Kid Chris and I did discuss potential endings for Marvel's Civil War series, and cooked up the following possibilities:
1. The series ends when the previously thought dead Hawkeye returns, admonishing the heroes for turning against each other in this time of crisis. "Hey, man, what's with all the bad vibes? Mellow out, dudes."
2. It turns out the Marvel Universe is still in the House of M parallel reality created by the Scarlet Witch, and all the lost lives, revealed identities, etc. from over the course of the series will be reset once she's defeated/subdued/whatever.
3. Reed Richards arrests everybody, claims that they're all guilty, and announces "I'm gonna go home and sleep with my wife." (Little Clue humor there for you.)
Kid Chris popped by the store on Saturday and gifted me with this fine item...a pinback button, made by the Kid his own self, featuring the ray gun from Eightball #23. Fantastic.
Something I was thinking about...given the large amount of news coverage that Marvel's "surprise revelation" has been receiving lately, we've had surprisingly few non-comic fans (or "civilians," or "mundanes," or "new customers") coming in for the comic in question. (And, come to think of it, I haven't had many inquiries regarding the lesbian Batwoman either.)
I'm not saying Civil War #2 isn't selling...it's selling quite well, actually. The only extra sales the publicity seems to be generating is from folks what already buy the funnybooks on a regular basis.

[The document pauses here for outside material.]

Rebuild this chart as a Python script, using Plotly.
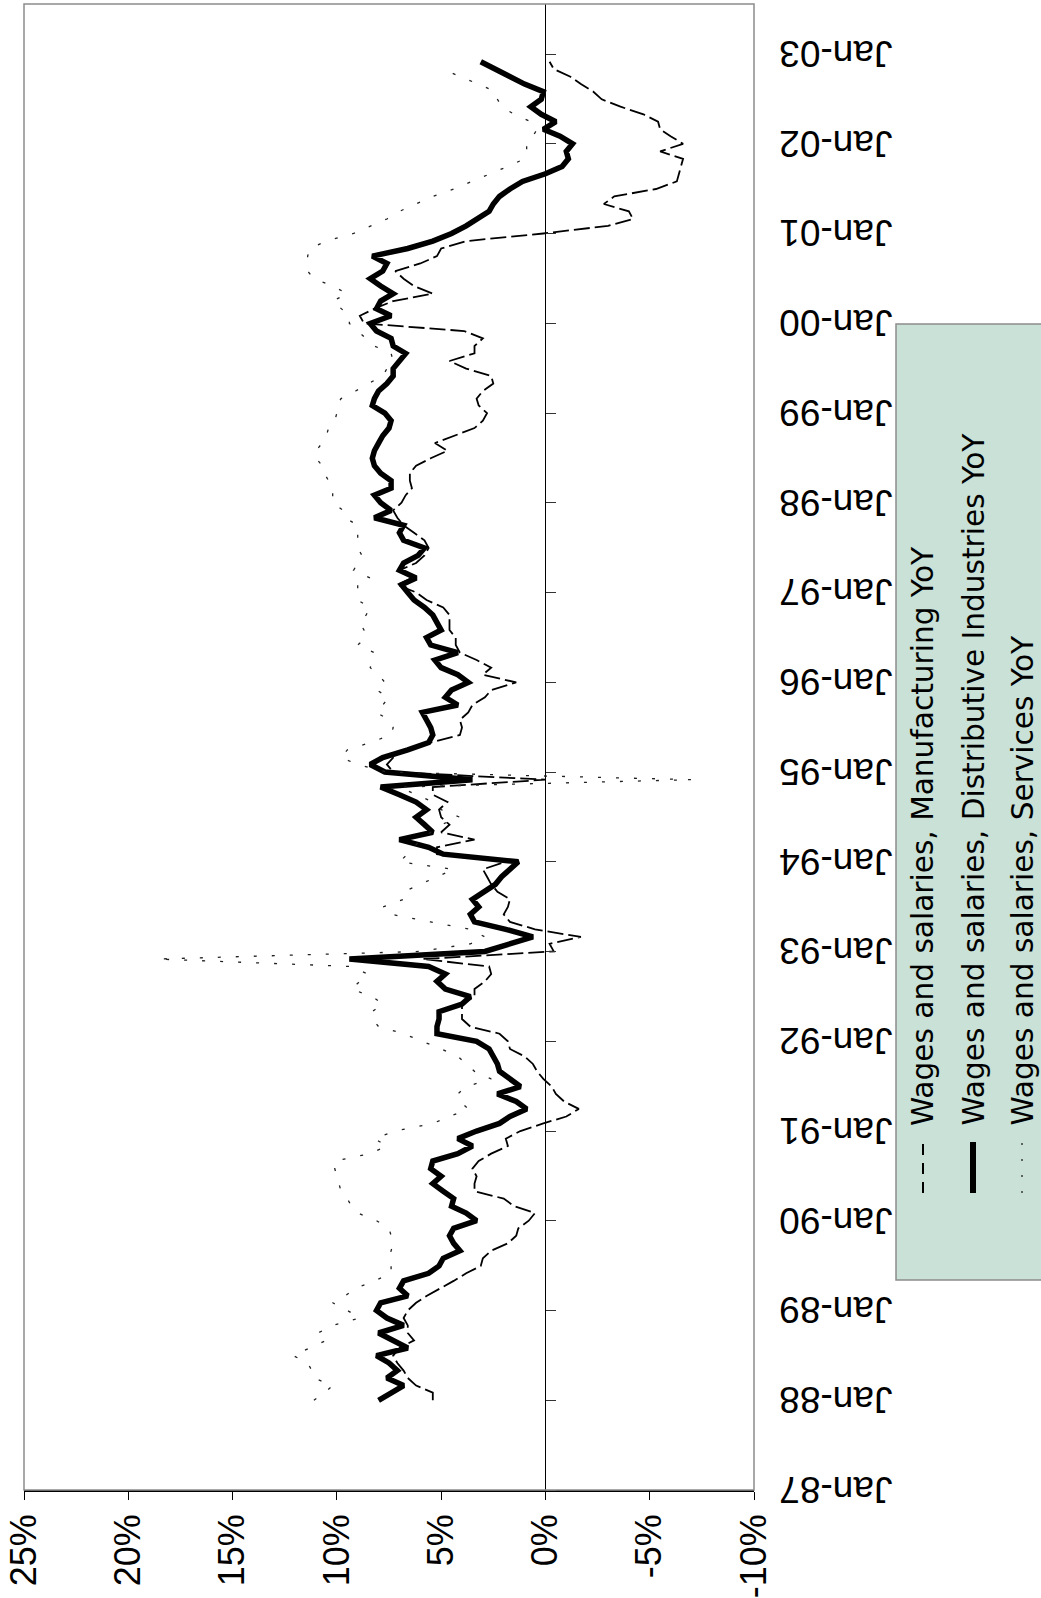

Used to be a time when a comic could have the barest mention in a real world news source, and our phone would ring off the hook for the next day or two from people asking about it. When Rob Liefeld appeared on a late-night talk show to plug the debut of Youngblood #1, the next day we had a line of people stretching down the block, anxiously waiting their chance to snap up this piece of comics history.
Of course, most of those instances were from the period of Batman movie fervor/speculator market/high public awareness of comics, as contrasted with today, where we're more or less back to "oh, comic books, they still make those?"
Don't have a point to this, really, beyond "things ain't like they were back in the old days." Plus, I wanted to remind some of you that believe it or not, folks once wanted the Youngblood in a bad way.
Things I shouldn't have to say to the customer running a role playing game at the game store next door:
"I don't care if there are dogs present in your game setting, your loud barking is disturbing my customers. Please keep it down."
And yes, I got a dirty look from the person for my trouble, since apparently I'm the jerk.
Hey, a 3-D Superman screensaver, for free! Superman flies through the Metropolis cityscape while your choice of Superman theme songs plays in the background. Available for Windows and Mac.